PROMPT: Return all the data below as it stands, minus the pictures.

SUPPLIED DATA:
*-*-*
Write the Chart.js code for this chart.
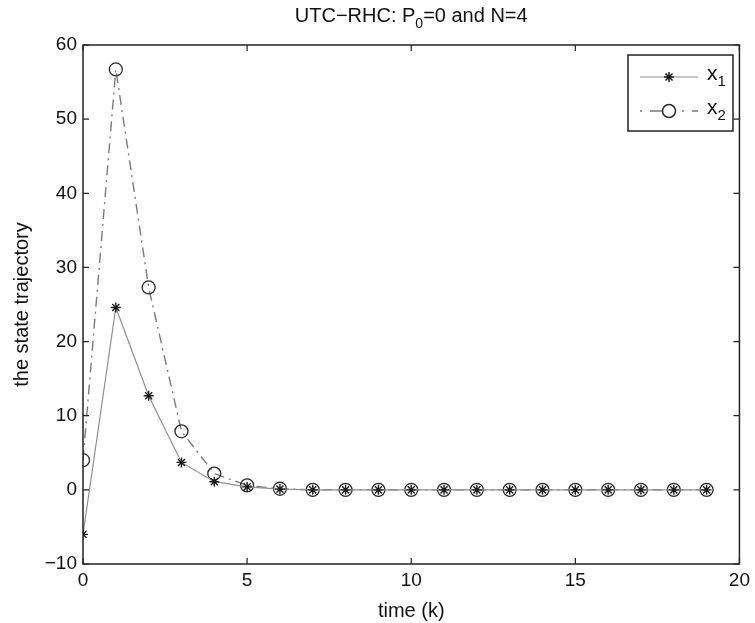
<!DOCTYPE html>
<html>
<head>
<meta charset="utf-8">
<script src="https://cdn.jsdelivr.net/npm/chart.js@4/dist/chart.umd.min.js"></script>
<style>
  html, body { margin: 0; padding: 0; background: #fff; }
  #wrap { width: 755px; height: 623px; }
</style>
</head>
<body>
<div id="wrap"><canvas id="myChart" width="755" height="623"></canvas></div>
<script>
// time steps and the two state trajectories
var steps = [0, 1, 2, 3, 4, 5, 6, 7, 8, 9, 10, 11, 12, 13, 14, 15, 16, 17, 18, 19]
var x1 = [-6.0, 24.6, 12.7, 3.7, 1.1, 0.4, 0.1, 0, 0, 0, 0, 0, 0, 0, 0, 0, 0, 0, 0, 0]
var x2 = [4.0, 56.7, 27.3, 7.9, 2.2, 0.6, 0.15, 0, 0, 0, 0, 0, 0, 0, 0, 0, 0, 0, 0, 0]
var xTicks = [0, 5, 10, 15, 20]
var yTicks = [-10, 0, 10, 20, 30, 40, 50, 60]

var FONT = "'Liberation Sans', Arial, Helvetica, sans-serif"

function pairs(ys) {
  return steps.map(function (k, i) { return { x: k, y: ys[i] } })
}

// draws "base" followed by a lowered, smaller "sub"; returns the end x
function subText(ctx, base, sub, x, y, size) {
  ctx.font = size + 'px ' + FONT
  ctx.fillText(base, x, y)
  x += ctx.measureText(base).width
  ctx.font = Math.round(size * 0.7) + 'px ' + FONT
  ctx.fillText(sub, x, y + size * 0.3)
  return x + ctx.measureText(sub).width
}

// box around the plot with inward ticks on all four sides, title and legend
var frame = {
  id: 'frame',
  afterDraw: function (chart) {
    var ctx = chart.ctx
    var a = chart.chartArea
    var xs = chart.scales.x, ys = chart.scales.y
    ctx.save()
    ctx.strokeStyle = '#222'
    ctx.lineWidth = 1.5
    ctx.strokeRect(a.left, a.top, a.right - a.left, a.bottom - a.top)
    ctx.lineWidth = 1.2
    ctx.beginPath()
    xTicks.forEach(function (v) {
      var px = xs.getPixelForValue(v)
      ctx.moveTo(px, a.bottom); ctx.lineTo(px, a.bottom - 6)
      ctx.moveTo(px, a.top); ctx.lineTo(px, a.top + 6)
    })
    yTicks.forEach(function (v) {
      var py = ys.getPixelForValue(v)
      ctx.moveTo(a.left, py); ctx.lineTo(a.left + 6, py)
      ctx.moveTo(a.right, py); ctx.lineTo(a.right - 6, py)
    })
    ctx.stroke()

    // title
    ctx.fillStyle = '#111'
    ctx.textBaseline = 'alphabetic'
    ctx.textAlign = 'left'
    var size = 20
    ctx.font = size + 'px ' + FONT
    var w1 = ctx.measureText('UTC\u2212RHC: P').width
    var w3 = ctx.measureText('=0 and N=4').width
    ctx.font = Math.round(size * 0.7) + 'px ' + FONT
    var w2 = ctx.measureText('0').width
    var tx = (a.left + a.right) / 2 - (w1 + w2 + w3) / 2
    tx = subText(ctx, 'UTC\u2212RHC: P', '0', tx, 22, size)
    ctx.font = size + 'px ' + FONT
    ctx.fillText('=0 and N=4', tx, 22)

    // legend box
    var lx = 628, ly = 55, lw = 105, lh = 76
    ctx.fillStyle = '#fff'
    ctx.fillRect(lx, ly, lw, lh)
    ctx.strokeStyle = '#222'
    ctx.lineWidth = 1.5
    ctx.strokeRect(lx, ly, lw, lh)
    chart.data.datasets.forEach(function (ds, i) {
      var cy = ly + 22 + i * 34
      ctx.save()
      ctx.strokeStyle = ds.borderColor
      ctx.lineWidth = ds.borderWidth
      ctx.setLineDash(ds.legendDash || [])
      ctx.beginPath(); ctx.moveTo(lx + 12, cy); ctx.lineTo(lx + 70, cy); ctx.stroke()
      ctx.restore()
      ctx.save()
      ctx.strokeStyle = ds.pointBorderColor
      ctx.fillStyle = ds.pointBackgroundColor
      ctx.setLineDash([])
      Chart.helpers.drawPoint(ctx, {
        pointStyle: ds.pointStyle, radius: ds.pointRadius, borderWidth: ds.pointBorderWidth, rotation: 0
      }, lx + 41, cy)
      ctx.restore()
      ctx.fillStyle = '#111'
      subText(ctx, 'x', String(i + 1), lx + 79, cy + 3, 21)
    })
    ctx.restore()
  }
}

var tickFont = { family: FONT, size: 19 }
var titleFont = { family: FONT, size: 20 }

var ctx = document.getElementById('myChart').getContext('2d')
var chart = new Chart(ctx, {
  type: 'line',
  data: {
    datasets: [{
      label: 'x1',
      data: pairs(x1),
      borderColor: '#909090',
      borderWidth: 1.2,
      pointStyle: 'star',
      pointRadius: 5,
      pointBorderWidth: 1.4,
      pointBorderColor: '#1a1a1a',
      pointBackgroundColor: '#1a1a1a',
      legendDash: [],
      tension: 0
    }, {
      label: 'x2',
      data: pairs(x2),
      borderColor: '#7a7a7a',
      borderWidth: 1.4,
      borderDash: [10, 5, 2, 5],
      legendDash: [2, 8, 12, 20],
      pointStyle: 'circle',
      pointRadius: 6.5,
      pointBorderWidth: 1.3,
      pointBorderColor: '#2a2a2a',
      pointBackgroundColor: 'rgba(0,0,0,0)',
      tension: 0
    }]
  },
  options: {
    responsive: false,
    animation: false,
    devicePixelRatio: 1,
    layout: { padding: { top: 45, right: 12, left: 0, bottom: 0 } },
    plugins: {
      legend: { display: false },
      tooltip: { enabled: false }
    },
    scales: {
      x: {
        type: 'linear',
        min: 0, max: 20,
        afterBuildTicks: function (s) { s.ticks = xTicks.map(function (v) { return { value: v } }) },
        afterFit: function (s) { s.height = 59 },
        grid: { display: false, drawTicks: false, tickLength: 0 },
        border: { display: false },
        ticks: { color: '#111', font: tickFont, padding: 5, maxRotation: 0 },
        title: { display: true, text: 'time (k)', color: '#111', font: titleFont, padding: { top: 0, bottom: 0 } }
      },
      y: {
        type: 'linear',
        min: -10, max: 60,
        afterBuildTicks: function (s) { s.ticks = yTicks.map(function (v) { return { value: v } }) },
        afterFit: function (s) { s.width = 83 },
        grid: { display: false, drawTicks: false, tickLength: 0 },
        border: { display: false },
        ticks: {
          color: '#111', font: tickFont, padding: 6,
          callback: function (v) { return v < 0 ? '\u2212' + Math.abs(v) : String(v) }
        },
        title: { display: true, text: 'the state trajectory', color: '#111', font: titleFont, padding: { top: 10, bottom: 0 } }
      }
    }
  },
  plugins: [frame]
})
</script>
</body>
</html>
*-*-*
COMPLETE OUTPUT:
Write the Chart.js code for this chart.
<!DOCTYPE html>
<html>
<head>
<meta charset="utf-8">
<script src="https://cdn.jsdelivr.net/npm/chart.js@4/dist/chart.umd.min.js"></script>
<style>
  html, body { margin: 0; padding: 0; background: #fff; }
  #wrap { width: 755px; height: 623px; }
</style>
</head>
<body>
<div id="wrap"><canvas id="myChart" width="755" height="623"></canvas></div>
<script>
// time steps and the two state trajectories
var steps = [0, 1, 2, 3, 4, 5, 6, 7, 8, 9, 10, 11, 12, 13, 14, 15, 16, 17, 18, 19]
var x1 = [-6.0, 24.6, 12.7, 3.7, 1.1, 0.4, 0.1, 0, 0, 0, 0, 0, 0, 0, 0, 0, 0, 0, 0, 0]
var x2 = [4.0, 56.7, 27.3, 7.9, 2.2, 0.6, 0.15, 0, 0, 0, 0, 0, 0, 0, 0, 0, 0, 0, 0, 0]
var xTicks = [0, 5, 10, 15, 20]
var yTicks = [-10, 0, 10, 20, 30, 40, 50, 60]

var FONT = "'Liberation Sans', Arial, Helvetica, sans-serif"

function pairs(ys) {
  return steps.map(function (k, i) { return { x: k, y: ys[i] } })
}

// draws "base" followed by a lowered, smaller "sub"; returns the end x
function subText(ctx, base, sub, x, y, size) {
  ctx.font = size + 'px ' + FONT
  ctx.fillText(base, x, y)
  x += ctx.measureText(base).width
  ctx.font = Math.round(size * 0.7) + 'px ' + FONT
  ctx.fillText(sub, x, y + size * 0.3)
  return x + ctx.measureText(sub).width
}

// box around the plot with inward ticks on all four sides, title and legend
var frame = {
  id: 'frame',
  afterDraw: function (chart) {
    var ctx = chart.ctx
    var a = chart.chartArea
    var xs = chart.scales.x, ys = chart.scales.y
    ctx.save()
    ctx.strokeStyle = '#222'
    ctx.lineWidth = 1.5
    ctx.strokeRect(a.left, a.top, a.right - a.left, a.bottom - a.top)
    ctx.lineWidth = 1.2
    ctx.beginPath()
    xTicks.forEach(function (v) {
      var px = xs.getPixelForValue(v)
      ctx.moveTo(px, a.bottom); ctx.lineTo(px, a.bottom - 6)
      ctx.moveTo(px, a.top); ctx.lineTo(px, a.top + 6)
    })
    yTicks.forEach(function (v) {
      var py = ys.getPixelForValue(v)
      ctx.moveTo(a.left, py); ctx.lineTo(a.left + 6, py)
      ctx.moveTo(a.right, py); ctx.lineTo(a.right - 6, py)
    })
    ctx.stroke()

    // title
    ctx.fillStyle = '#111'
    ctx.textBaseline = 'alphabetic'
    ctx.textAlign = 'left'
    var size = 20
    ctx.font = size + 'px ' + FONT
    var w1 = ctx.measureText('UTC\u2212RHC: P').width
    var w3 = ctx.measureText('=0 and N=4').width
    ctx.font = Math.round(size * 0.7) + 'px ' + FONT
    var w2 = ctx.measureText('0').width
    var tx = (a.left + a.right) / 2 - (w1 + w2 + w3) / 2
    tx = subText(ctx, 'UTC\u2212RHC: P', '0', tx, 22, size)
    ctx.font = size + 'px ' + FONT
    ctx.fillText('=0 and N=4', tx, 22)

    // legend box
    var lx = 628, ly = 55, lw = 105, lh = 76
    ctx.fillStyle = '#fff'
    ctx.fillRect(lx, ly, lw, lh)
    ctx.strokeStyle = '#222'
    ctx.lineWidth = 1.5
    ctx.strokeRect(lx, ly, lw, lh)
    chart.data.datasets.forEach(function (ds, i) {
      var cy = ly + 22 + i * 34
      ctx.save()
      ctx.strokeStyle = ds.borderColor
      ctx.lineWidth = ds.borderWidth
      ctx.setLineDash(ds.legendDash || [])
      ctx.beginPath(); ctx.moveTo(lx + 12, cy); ctx.lineTo(lx + 70, cy); ctx.stroke()
      ctx.restore()
      ctx.save()
      ctx.strokeStyle = ds.pointBorderColor
      ctx.fillStyle = ds.pointBackgroundColor
      ctx.setLineDash([])
      Chart.helpers.drawPoint(ctx, {
        pointStyle: ds.pointStyle, radius: ds.pointRadius, borderWidth: ds.pointBorderWidth, rotation: 0
      }, lx + 41, cy)
      ctx.restore()
      ctx.fillStyle = '#111'
      subText(ctx, 'x', String(i + 1), lx + 79, cy + 3, 21)
    })
    ctx.restore()
  }
}

var tickFont = { family: FONT, size: 19 }
var titleFont = { family: FONT, size: 20 }

var ctx = document.getElementById('myChart').getContext('2d')
var chart = new Chart(ctx, {
  type: 'line',
  data: {
    datasets: [{
      label: 'x1',
      data: pairs(x1),
      borderColor: '#909090',
      borderWidth: 1.2,
      pointStyle: 'star',
      pointRadius: 5,
      pointBorderWidth: 1.4,
      pointBorderColor: '#1a1a1a',
      pointBackgroundColor: '#1a1a1a',
      legendDash: [],
      tension: 0
    }, {
      label: 'x2',
      data: pairs(x2),
      borderColor: '#7a7a7a',
      borderWidth: 1.4,
      borderDash: [10, 5, 2, 5],
      legendDash: [2, 8, 12, 20],
      pointStyle: 'circle',
      pointRadius: 6.5,
      pointBorderWidth: 1.3,
      pointBorderColor: '#2a2a2a',
      pointBackgroundColor: 'rgba(0,0,0,0)',
      tension: 0
    }]
  },
  options: {
    responsive: false,
    animation: false,
    devicePixelRatio: 1,
    layout: { padding: { top: 45, right: 12, left: 0, bottom: 0 } },
    plugins: {
      legend: { display: false },
      tooltip: { enabled: false }
    },
    scales: {
      x: {
        type: 'linear',
        min: 0, max: 20,
        afterBuildTicks: function (s) { s.ticks = xTicks.map(function (v) { return { value: v } }) },
        afterFit: function (s) { s.height = 59 },
        grid: { display: false, drawTicks: false, tickLength: 0 },
        border: { display: false },
        ticks: { color: '#111', font: tickFont, padding: 5, maxRotation: 0 },
        title: { display: true, text: 'time (k)', color: '#111', font: titleFont, padding: { top: 0, bottom: 0 } }
      },
      y: {
        type: 'linear',
        min: -10, max: 60,
        afterBuildTicks: function (s) { s.ticks = yTicks.map(function (v) { return { value: v } }) },
        afterFit: function (s) { s.width = 83 },
        grid: { display: false, drawTicks: false, tickLength: 0 },
        border: { display: false },
        ticks: {
          color: '#111', font: tickFont, padding: 6,
          callback: function (v) { return v < 0 ? '\u2212' + Math.abs(v) : String(v) }
        },
        title: { display: true, text: 'the state trajectory', color: '#111', font: titleFont, padding: { top: 10, bottom: 0 } }
      }
    }
  },
  plugins: [frame]
})
</script>
</body>
</html>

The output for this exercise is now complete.